### What is required
Leave out the pictures and copy everything else below exactly.

### Information provided
_____

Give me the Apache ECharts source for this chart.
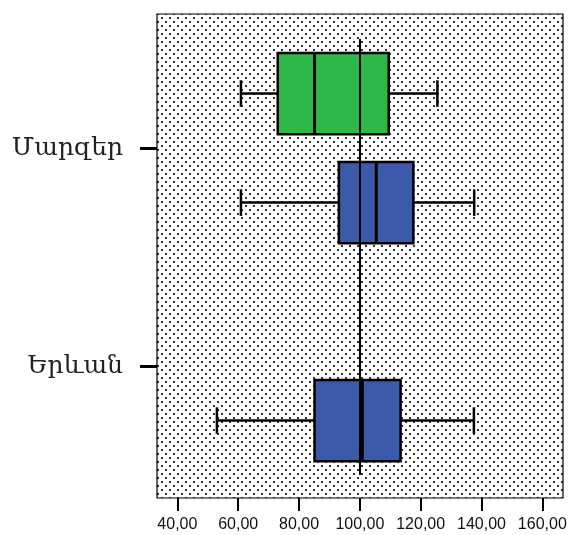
<!DOCTYPE html>
<html>
<head>
<meta charset="utf-8">
<script src="https://cdn.jsdelivr.net/npm/echarts@6/dist/echarts.min.js"></script>
<style>
html,body{margin:0;padding:0;background:#fff;}
#chart{width:571px;height:535px;}
</style>
</head>
<body>
<div id="chart"></div>
<script>
// ---- data ----
const categories = ['Մարզեր', 'Երևան'];
const xTickValues = [40, 60, 80, 100, 120, 140, 160];
const referenceValue = 100;
// [min, Q1, median, Q3, max] per category (null = no box)
const greenStats = [
  [60.9, 73.0, 85.1, 109.5, 125.5],
  null
];
const blueStats = [
  [60.9, 93.1, 105.4, 117.6, 137.6],
  [53.0, 85.1, 100.8, 113.4, 137.5]
];

// ---- style ----
const GREEN = '#2EB84A';
const BLUE = '#3D59A9';
const BOX_HALF = 0.186;
const CAP_HALF = 0.061;

function makePattern() {
  const c = document.createElement('canvas');
  c.width = 8; c.height = 8;
  const g = c.getContext('2d');
  g.fillStyle = '#fff';
  g.fillRect(0, 0, 8, 8);
  g.fillStyle = '#333';
  g.fillRect(1, 1, 2, 2);
  g.fillRect(5, 5, 2, 2);
  return c;
}

function buildData(stats) {
  const out = [];
  stats.forEach((s, i) => { if (s) out.push([i].concat(s)); });
  return out;
}

function makeRenderer(offset, color) {
  return function (params, api) {
    const cat = api.value(0) + offset;
    const vmin = api.value(1), q1 = api.value(2), med = api.value(3), q3 = api.value(4), vmax = api.value(5);
    const pMin = api.coord([vmin, cat]);
    const pQ1 = api.coord([q1, cat]);
    const pMed = api.coord([med, cat]);
    const pQ3 = api.coord([q3, cat]);
    const pMax = api.coord([vmax, cat]);
    const bh = api.size([0, BOX_HALF])[1];
    const ch = api.size([0, CAP_HALF])[1];
    const y = pMin[1];
    const ls = { stroke: '#000', lineWidth: 2.5 };
    return {
      type: 'group',
      children: [
        { type: 'line', shape: { x1: pMin[0], y1: y, x2: pQ1[0], y2: y }, style: ls },
        { type: 'line', shape: { x1: pQ3[0], y1: y, x2: pMax[0], y2: y }, style: ls },
        { type: 'line', shape: { x1: pMin[0], y1: y - ch, x2: pMin[0], y2: y + ch }, style: ls },
        { type: 'line', shape: { x1: pMax[0], y1: y - ch, x2: pMax[0], y2: y + ch }, style: ls },
        { type: 'rect', shape: { x: pQ1[0], y: y - bh, width: pQ3[0] - pQ1[0], height: 2 * bh },
          style: { fill: color, stroke: '#000', lineWidth: 2.5 } },
        { type: 'line', shape: { x1: pMed[0], y1: y - bh, x2: pMed[0], y2: y + bh }, style: { stroke: '#000', lineWidth: 3 } }
      ]
    };
  };
}

const chart = echarts.init(document.getElementById('chart'), null, { renderer: 'canvas' });
chart.setOption({
  animation: false,
  backgroundColor: '#fff',
  grid: {
    left: 157, right: 8, top: 14, bottom: 37,
    show: true,
    borderColor: '#000',
    borderWidth: 1.2,
    backgroundColor: { image: makePattern(), repeat: 'repeat' }
  },
  xAxis: {
    type: 'value',
    min: 33.3,
    max: 166.8,
    splitLine: { show: false },
    axisLine: { show: false, onZero: false },
    axisTick: { show: true, length: 13, lineStyle: { color: '#000', width: 2 }, customValues: xTickValues },
    axisLabel: {
      customValues: xTickValues,
      margin: 19,
      color: '#111',
      fontFamily: 'Liberation Sans, Arial, sans-serif',
      fontSize: 16,
      formatter: v => v.toFixed(2).replace('.', ',')
    }
  },
  yAxis: {
    type: 'value',
    inverse: true,
    min: -0.615,
    max: 1.605,
    splitLine: { show: false },
    axisLine: { show: false, onZero: false },
    axisTick: { show: true, length: 17, lineStyle: { color: '#000', width: 3 }, customValues: [0, 1] },
    axisLabel: {
      customValues: [0, 1],
      margin: 34,
      color: '#222',
      fontFamily: 'DejaVu Serif, serif',
      fontSize: 25,
      formatter: v => categories[Math.round(v)]
    }
  },
  series: [
    {
      name: 'green',
      type: 'custom',
      renderItem: makeRenderer(-0.25, GREEN),
      encode: { x: [1, 2, 3, 4, 5], y: 0 },
      data: buildData(greenStats),
      z: 2
    },
    {
      name: 'blue',
      type: 'custom',
      renderItem: makeRenderer(0.25, BLUE),
      encode: { x: [1, 2, 3, 4, 5], y: 0 },
      data: buildData(blueStats),
      z: 2,
      markLine: {
        silent: true,
        symbol: 'none',
        z: 5,
        label: { show: false },
        lineStyle: { color: '#000', width: 2, type: 'solid' },
        data: [[
          { coord: [referenceValue, -0.5] },
          { coord: [referenceValue, categories.length - 0.5] }
        ]]
      }
    }
  ]
});
</script>
</body>
</html>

_____

### Finished answer
Give me the Apache ECharts source for this chart.
<!DOCTYPE html>
<html>
<head>
<meta charset="utf-8">
<script src="https://cdn.jsdelivr.net/npm/echarts@6/dist/echarts.min.js"></script>
<style>
html,body{margin:0;padding:0;background:#fff;}
#chart{width:571px;height:535px;}
</style>
</head>
<body>
<div id="chart"></div>
<script>
// ---- data ----
const categories = ['Մարզեր', 'Երևան'];
const xTickValues = [40, 60, 80, 100, 120, 140, 160];
const referenceValue = 100;
// [min, Q1, median, Q3, max] per category (null = no box)
const greenStats = [
  [60.9, 73.0, 85.1, 109.5, 125.5],
  null
];
const blueStats = [
  [60.9, 93.1, 105.4, 117.6, 137.6],
  [53.0, 85.1, 100.8, 113.4, 137.5]
];

// ---- style ----
const GREEN = '#2EB84A';
const BLUE = '#3D59A9';
const BOX_HALF = 0.186;
const CAP_HALF = 0.061;

function makePattern() {
  const c = document.createElement('canvas');
  c.width = 8; c.height = 8;
  const g = c.getContext('2d');
  g.fillStyle = '#fff';
  g.fillRect(0, 0, 8, 8);
  g.fillStyle = '#333';
  g.fillRect(1, 1, 2, 2);
  g.fillRect(5, 5, 2, 2);
  return c;
}

function buildData(stats) {
  const out = [];
  stats.forEach((s, i) => { if (s) out.push([i].concat(s)); });
  return out;
}

function makeRenderer(offset, color) {
  return function (params, api) {
    const cat = api.value(0) + offset;
    const vmin = api.value(1), q1 = api.value(2), med = api.value(3), q3 = api.value(4), vmax = api.value(5);
    const pMin = api.coord([vmin, cat]);
    const pQ1 = api.coord([q1, cat]);
    const pMed = api.coord([med, cat]);
    const pQ3 = api.coord([q3, cat]);
    const pMax = api.coord([vmax, cat]);
    const bh = api.size([0, BOX_HALF])[1];
    const ch = api.size([0, CAP_HALF])[1];
    const y = pMin[1];
    const ls = { stroke: '#000', lineWidth: 2.5 };
    return {
      type: 'group',
      children: [
        { type: 'line', shape: { x1: pMin[0], y1: y, x2: pQ1[0], y2: y }, style: ls },
        { type: 'line', shape: { x1: pQ3[0], y1: y, x2: pMax[0], y2: y }, style: ls },
        { type: 'line', shape: { x1: pMin[0], y1: y - ch, x2: pMin[0], y2: y + ch }, style: ls },
        { type: 'line', shape: { x1: pMax[0], y1: y - ch, x2: pMax[0], y2: y + ch }, style: ls },
        { type: 'rect', shape: { x: pQ1[0], y: y - bh, width: pQ3[0] - pQ1[0], height: 2 * bh },
          style: { fill: color, stroke: '#000', lineWidth: 2.5 } },
        { type: 'line', shape: { x1: pMed[0], y1: y - bh, x2: pMed[0], y2: y + bh }, style: { stroke: '#000', lineWidth: 3 } }
      ]
    };
  };
}

const chart = echarts.init(document.getElementById('chart'), null, { renderer: 'canvas' });
chart.setOption({
  animation: false,
  backgroundColor: '#fff',
  grid: {
    left: 157, right: 8, top: 14, bottom: 37,
    show: true,
    borderColor: '#000',
    borderWidth: 1.2,
    backgroundColor: { image: makePattern(), repeat: 'repeat' }
  },
  xAxis: {
    type: 'value',
    min: 33.3,
    max: 166.8,
    splitLine: { show: false },
    axisLine: { show: false, onZero: false },
    axisTick: { show: true, length: 13, lineStyle: { color: '#000', width: 2 }, customValues: xTickValues },
    axisLabel: {
      customValues: xTickValues,
      margin: 19,
      color: '#111',
      fontFamily: 'Liberation Sans, Arial, sans-serif',
      fontSize: 16,
      formatter: v => v.toFixed(2).replace('.', ',')
    }
  },
  yAxis: {
    type: 'value',
    inverse: true,
    min: -0.615,
    max: 1.605,
    splitLine: { show: false },
    axisLine: { show: false, onZero: false },
    axisTick: { show: true, length: 17, lineStyle: { color: '#000', width: 3 }, customValues: [0, 1] },
    axisLabel: {
      customValues: [0, 1],
      margin: 34,
      color: '#222',
      fontFamily: 'DejaVu Serif, serif',
      fontSize: 25,
      formatter: v => categories[Math.round(v)]
    }
  },
  series: [
    {
      name: 'green',
      type: 'custom',
      renderItem: makeRenderer(-0.25, GREEN),
      encode: { x: [1, 2, 3, 4, 5], y: 0 },
      data: buildData(greenStats),
      z: 2
    },
    {
      name: 'blue',
      type: 'custom',
      renderItem: makeRenderer(0.25, BLUE),
      encode: { x: [1, 2, 3, 4, 5], y: 0 },
      data: buildData(blueStats),
      z: 2,
      markLine: {
        silent: true,
        symbol: 'none',
        z: 5,
        label: { show: false },
        lineStyle: { color: '#000', width: 2, type: 'solid' },
        data: [[
          { coord: [referenceValue, -0.5] },
          { coord: [referenceValue, categories.length - 0.5] }
        ]]
      }
    }
  ]
});
</script>
</body>
</html>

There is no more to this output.